[Available data]
######
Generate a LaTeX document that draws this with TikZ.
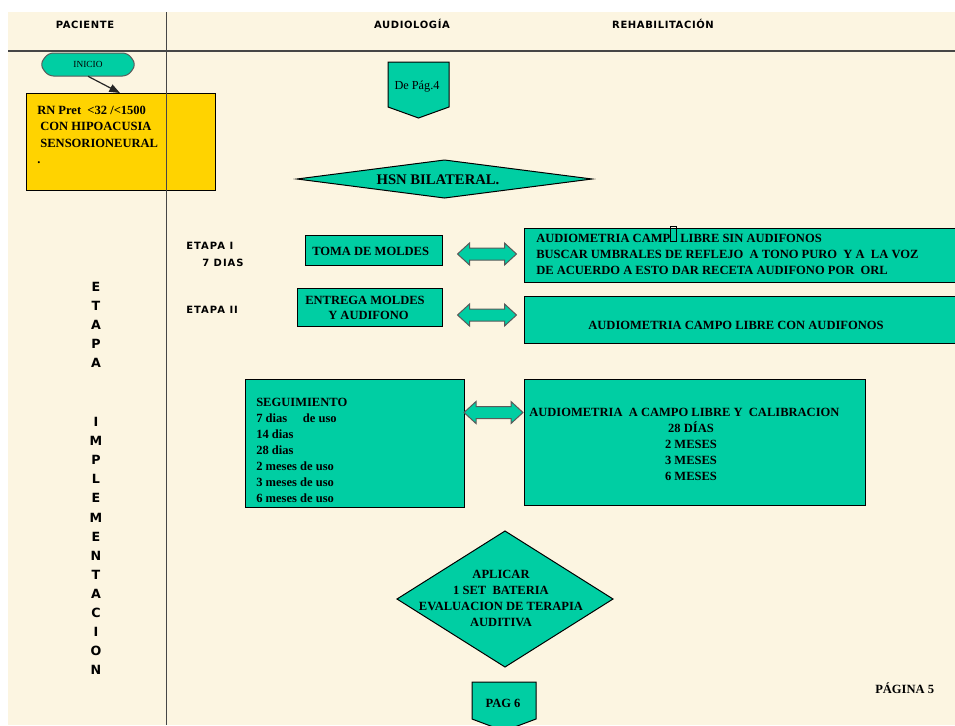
\documentclass[tikz,border=0pt]{standalone}
\usepackage{fontspec}
\setmainfont{Liberation Serif}
\newfontfamily\headsans[LetterSpace=6]{DejaVu Sans}
\newfontfamily\stagesans[LetterSpace=10]{DejaVu Sans}
\usetikzlibrary{arrows.meta}
\definecolor{parch}{RGB}{252,245,225}
\definecolor{aqua}{RGB}{0,206,163}
\definecolor{gold}{RGB}{255,211,0}
\definecolor{rulegray}{RGB}{70,70,70}
\definecolor{arrowedge}{RGB}{90,90,90}

\begin{document}
\begin{tikzpicture}[x=0.75pt,y=-0.75pt,
  box/.style={draw=black, line width=0.75pt, fill=aqua},
  goldbox/.style={draw=black, line width=0.75pt, fill=gold},
  btxt/.style={inner sep=0pt, text height=6.2pt, text depth=0pt,
    font=\bfseries\fontsize{9.4}{12}\selectfont},
  rtxt/.style={inner sep=0pt, text height=6.2pt, text depth=0pt,
    font=\fontsize{9.2}{12}\selectfont},
  headtxt/.style={inner sep=0pt, text height=5.5pt, text depth=0pt,
    font=\headsans\bfseries\fontsize{7.5}{9}\selectfont},
  stagetxt/.style={inner sep=0pt, text height=5.5pt, text depth=0pt,
    font=\stagesans\bfseries\fontsize{7.5}{9}\selectfont},
  vletter/.style={inner sep=0pt, text height=6.8pt, text depth=0pt,
    font=\stagesans\bfseries\fontsize{9.5}{9}\selectfont},
  dbl/.pic={\draw[fill=aqua, draw=arrowedge, line width=0.75pt]
    (-29.5,0) -- (-17.5,-11) -- (-17.5,-6) -- (17.5,-6) -- (17.5,-11)
    -- (29.5,0) -- (17.5,11) -- (17.5,6) -- (-17.5,6) -- (-17.5,11) -- cycle;}
]
\useasboundingbox (0,0) rectangle (955,725);
\begin{scope}
\clip (0,0) rectangle (955,725);

% page background
\fill[white] (0,0) rectangle (955,725);
\fill[parch] (8,12) rectangle (955,725);

% column headings
\node[headtxt] (hpac) at (85,25) {PACIENTE};
\node[headtxt] (haud) at (412,25) {AUDIOLOGÍA};
\node[headtxt] (hreh) at (663,25) {REHABILITACIÓN};
\draw[rulegray, line width=0.9pt] (8,51) -- (955,51);

% start terminal
\draw[fill=aqua, draw=arrowedge, line width=0.75pt, rounded corners=4pt]
  (40,64.5) -- (48,53) -- (128,53) -- (136,64.5) -- (128,76) -- (48,76) -- cycle;
\node[inner sep=0pt, minimum width=96*0.75pt, minimum height=23*0.75pt,
  font=\fontsize{7}{8}\selectfont] (inicio) at (88,64.5) {INICIO};

% patient box
\draw[goldbox] (26,93) rectangle (215,190);
\coordinate (rnTop) at (120,93);
\node[btxt, anchor=west] (rn1) at (37,110) {RN Pret \ <32 /<1500};
\node[btxt, anchor=west] (rn2) at (37,126.5) {\ CON HIPOACUSIA};
\node[btxt, anchor=west] (rn3) at (37,143) {\ SENSORIONEURAL};
\node[btxt, anchor=west] (rn4) at (37,159.5) {.};
\draw[-{Triangle[length=8pt,width=6pt]}, line width=0.9pt, black!85] (inicio.south) -- (rnTop);

% lane divider
\draw[rulegray, line width=0.9pt] (166.5,12) -- (166.5,725);

% off-page connector from page 4
\draw[box] (388,62) -- (449,62) -- (449,107) -- (418.5,118) -- (388,107) -- cycle;
\node[rtxt] (depag) at (417,85) {De Pág.4};

% decision HSN
\draw[box] (297,179) -- (444.5,160) -- (592,179) -- (444.5,198) -- cycle;
\node[btxt, font=\bfseries\fontsize{11}{12}\selectfont] (hsn) at (438,180) {HSN BILATERAL.};

% stage labels
\node[stagetxt, anchor=west] (et1) at (186,246) {ETAPA I};
\node[stagetxt, anchor=west] (et1d) at (202,263) {7 DIAS};
\node[stagetxt, anchor=west] (et2) at (186,310) {ETAPA II};

% stage I
\draw[box] (305,235) rectangle (442,265);
\node[btxt, anchor=west] (toma) at (312,251) {TOMA DE MOLDES};
\pic (dbl1) at (487,254) {dbl};
\draw[box] (524,228) rectangle (960,282);
\node[btxt, anchor=west] (aud1a) at (536,238) {AUDIOMETRIA CAMP\hbox{\vrule width 0.6pt\vbox{\hrule height 0.6pt\hbox to 4pt{\vrule height 9pt depth 2pt width 0pt\hfil}\hrule height 0.6pt}\vrule width 0.6pt} LIBRE SIN AUDIFONOS};
\node[btxt, anchor=west] (aud1b) at (536,254.5) {BUSCAR UMBRALES DE REFLEJO \ A TONO PURO \ Y A \ LA VOZ};
\node[btxt, anchor=west] (aud1c) at (536,270) {DE ACUERDO A ESTO DAR RECETA AUDIFONO POR \ ORL};

% stage II
\draw[box] (297,288) rectangle (442,326);
\node[btxt, anchor=west] (entr1) at (305,300) {ENTREGA MOLDES};
\node[btxt, anchor=west] (entr2) at (328,315) {Y AUDIFONO};
\pic (dbl2) at (487,315) {dbl};
\draw[box] (524,296) rectangle (960,343);
\node[btxt] (aud2) at (736,325) {AUDIOMETRIA CAMPO LIBRE CON AUDIFONOS};

% follow-up
\draw[box] (245,379) rectangle (464,507);
\foreach \t [count=\i from 0] in {SEGUIMIENTO, 7 dias \quad de uso, 14 dias, 28 dias,
    2 meses de uso, 3 meses de uso, 6 meses de uso}
  \node[btxt, anchor=west] (seg\i) at (256,402+16*\i) {\t};
\pic (dbl3) at (493.5,412.5) {dbl};
\draw[box] (524,379) rectangle (865,505);
\node[btxt, anchor=west] (cal0) at (529,412) {AUDIOMETRIA \ A CAMPO LIBRE Y \ CALIBRACION};
\foreach \t [count=\i from 1] in {28 DÍAS, 2 MESES, 3 MESES, 6 MESES}
  \node[btxt] (cal\i) at (691,412+16*\i) {\t};

% final decision
\draw[box] (397,599) -- (505,531) -- (613,599) -- (505,667) -- cycle;
\foreach \t [count=\i from 0] in {APLICAR, 1 SET \ BATERIA, EVALUACION DE TERAPIA, AUDITIVA}
  \node[btxt] (apl\i) at (501,574+16*\i) {\t};

% off-page connector to page 6
\draw[box] (472,682) -- (536,682) -- (536,719) -- (504,731) -- (472,719) -- cycle;
\node[btxt] (pag6) at (503,703) {PAG 6};
\node[btxt, anchor=west] (pag5) at (875,689) {PÁGINA 5};

% vertical stage title
\foreach \l [count=\i from 0] in {E,T,A,P,A}
  \node[vletter] (va\i) at (96,287+19*\i) {\l};
\foreach \l [count=\i from 0] in {I,M,P,L,E,M,E,N,T,A,C,I,O,N}
  \node[vletter] (vb\i) at (96,422+19.1*\i) {\l};
\end{scope}
\end{tikzpicture}
\end{document}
######
[What you need to do] Restate the entire listing word for word, excluding pictures.

[Complete response]
Generate a LaTeX document that draws this with TikZ.
\documentclass[tikz,border=0pt]{standalone}
\usepackage{fontspec}
\setmainfont{Liberation Serif}
\newfontfamily\headsans[LetterSpace=6]{DejaVu Sans}
\newfontfamily\stagesans[LetterSpace=10]{DejaVu Sans}
\usetikzlibrary{arrows.meta}
\definecolor{parch}{RGB}{252,245,225}
\definecolor{aqua}{RGB}{0,206,163}
\definecolor{gold}{RGB}{255,211,0}
\definecolor{rulegray}{RGB}{70,70,70}
\definecolor{arrowedge}{RGB}{90,90,90}

\begin{document}
\begin{tikzpicture}[x=0.75pt,y=-0.75pt,
  box/.style={draw=black, line width=0.75pt, fill=aqua},
  goldbox/.style={draw=black, line width=0.75pt, fill=gold},
  btxt/.style={inner sep=0pt, text height=6.2pt, text depth=0pt,
    font=\bfseries\fontsize{9.4}{12}\selectfont},
  rtxt/.style={inner sep=0pt, text height=6.2pt, text depth=0pt,
    font=\fontsize{9.2}{12}\selectfont},
  headtxt/.style={inner sep=0pt, text height=5.5pt, text depth=0pt,
    font=\headsans\bfseries\fontsize{7.5}{9}\selectfont},
  stagetxt/.style={inner sep=0pt, text height=5.5pt, text depth=0pt,
    font=\stagesans\bfseries\fontsize{7.5}{9}\selectfont},
  vletter/.style={inner sep=0pt, text height=6.8pt, text depth=0pt,
    font=\stagesans\bfseries\fontsize{9.5}{9}\selectfont},
  dbl/.pic={\draw[fill=aqua, draw=arrowedge, line width=0.75pt]
    (-29.5,0) -- (-17.5,-11) -- (-17.5,-6) -- (17.5,-6) -- (17.5,-11)
    -- (29.5,0) -- (17.5,11) -- (17.5,6) -- (-17.5,6) -- (-17.5,11) -- cycle;}
]
\useasboundingbox (0,0) rectangle (955,725);
\begin{scope}
\clip (0,0) rectangle (955,725);

% page background
\fill[white] (0,0) rectangle (955,725);
\fill[parch] (8,12) rectangle (955,725);

% column headings
\node[headtxt] (hpac) at (85,25) {PACIENTE};
\node[headtxt] (haud) at (412,25) {AUDIOLOGÍA};
\node[headtxt] (hreh) at (663,25) {REHABILITACIÓN};
\draw[rulegray, line width=0.9pt] (8,51) -- (955,51);

% start terminal
\draw[fill=aqua, draw=arrowedge, line width=0.75pt, rounded corners=4pt]
  (40,64.5) -- (48,53) -- (128,53) -- (136,64.5) -- (128,76) -- (48,76) -- cycle;
\node[inner sep=0pt, minimum width=96*0.75pt, minimum height=23*0.75pt,
  font=\fontsize{7}{8}\selectfont] (inicio) at (88,64.5) {INICIO};

% patient box
\draw[goldbox] (26,93) rectangle (215,190);
\coordinate (rnTop) at (120,93);
\node[btxt, anchor=west] (rn1) at (37,110) {RN Pret \ <32 /<1500};
\node[btxt, anchor=west] (rn2) at (37,126.5) {\ CON HIPOACUSIA};
\node[btxt, anchor=west] (rn3) at (37,143) {\ SENSORIONEURAL};
\node[btxt, anchor=west] (rn4) at (37,159.5) {.};
\draw[-{Triangle[length=8pt,width=6pt]}, line width=0.9pt, black!85] (inicio.south) -- (rnTop);

% lane divider
\draw[rulegray, line width=0.9pt] (166.5,12) -- (166.5,725);

% off-page connector from page 4
\draw[box] (388,62) -- (449,62) -- (449,107) -- (418.5,118) -- (388,107) -- cycle;
\node[rtxt] (depag) at (417,85) {De Pág.4};

% decision HSN
\draw[box] (297,179) -- (444.5,160) -- (592,179) -- (444.5,198) -- cycle;
\node[btxt, font=\bfseries\fontsize{11}{12}\selectfont] (hsn) at (438,180) {HSN BILATERAL.};

% stage labels
\node[stagetxt, anchor=west] (et1) at (186,246) {ETAPA I};
\node[stagetxt, anchor=west] (et1d) at (202,263) {7 DIAS};
\node[stagetxt, anchor=west] (et2) at (186,310) {ETAPA II};

% stage I
\draw[box] (305,235) rectangle (442,265);
\node[btxt, anchor=west] (toma) at (312,251) {TOMA DE MOLDES};
\pic (dbl1) at (487,254) {dbl};
\draw[box] (524,228) rectangle (960,282);
\node[btxt, anchor=west] (aud1a) at (536,238) {AUDIOMETRIA CAMP\hbox{\vrule width 0.6pt\vbox{\hrule height 0.6pt\hbox to 4pt{\vrule height 9pt depth 2pt width 0pt\hfil}\hrule height 0.6pt}\vrule width 0.6pt} LIBRE SIN AUDIFONOS};
\node[btxt, anchor=west] (aud1b) at (536,254.5) {BUSCAR UMBRALES DE REFLEJO \ A TONO PURO \ Y A \ LA VOZ};
\node[btxt, anchor=west] (aud1c) at (536,270) {DE ACUERDO A ESTO DAR RECETA AUDIFONO POR \ ORL};

% stage II
\draw[box] (297,288) rectangle (442,326);
\node[btxt, anchor=west] (entr1) at (305,300) {ENTREGA MOLDES};
\node[btxt, anchor=west] (entr2) at (328,315) {Y AUDIFONO};
\pic (dbl2) at (487,315) {dbl};
\draw[box] (524,296) rectangle (960,343);
\node[btxt] (aud2) at (736,325) {AUDIOMETRIA CAMPO LIBRE CON AUDIFONOS};

% follow-up
\draw[box] (245,379) rectangle (464,507);
\foreach \t [count=\i from 0] in {SEGUIMIENTO, 7 dias \quad de uso, 14 dias, 28 dias,
    2 meses de uso, 3 meses de uso, 6 meses de uso}
  \node[btxt, anchor=west] (seg\i) at (256,402+16*\i) {\t};
\pic (dbl3) at (493.5,412.5) {dbl};
\draw[box] (524,379) rectangle (865,505);
\node[btxt, anchor=west] (cal0) at (529,412) {AUDIOMETRIA \ A CAMPO LIBRE Y \ CALIBRACION};
\foreach \t [count=\i from 1] in {28 DÍAS, 2 MESES, 3 MESES, 6 MESES}
  \node[btxt] (cal\i) at (691,412+16*\i) {\t};

% final decision
\draw[box] (397,599) -- (505,531) -- (613,599) -- (505,667) -- cycle;
\foreach \t [count=\i from 0] in {APLICAR, 1 SET \ BATERIA, EVALUACION DE TERAPIA, AUDITIVA}
  \node[btxt] (apl\i) at (501,574+16*\i) {\t};

% off-page connector to page 6
\draw[box] (472,682) -- (536,682) -- (536,719) -- (504,731) -- (472,719) -- cycle;
\node[btxt] (pag6) at (503,703) {PAG 6};
\node[btxt, anchor=west] (pag5) at (875,689) {PÁGINA 5};

% vertical stage title
\foreach \l [count=\i from 0] in {E,T,A,P,A}
  \node[vletter] (va\i) at (96,287+19*\i) {\l};
\foreach \l [count=\i from 0] in {I,M,P,L,E,M,E,N,T,A,C,I,O,N}
  \node[vletter] (vb\i) at (96,422+19.1*\i) {\l};
\end{scope}
\end{tikzpicture}
\end{document}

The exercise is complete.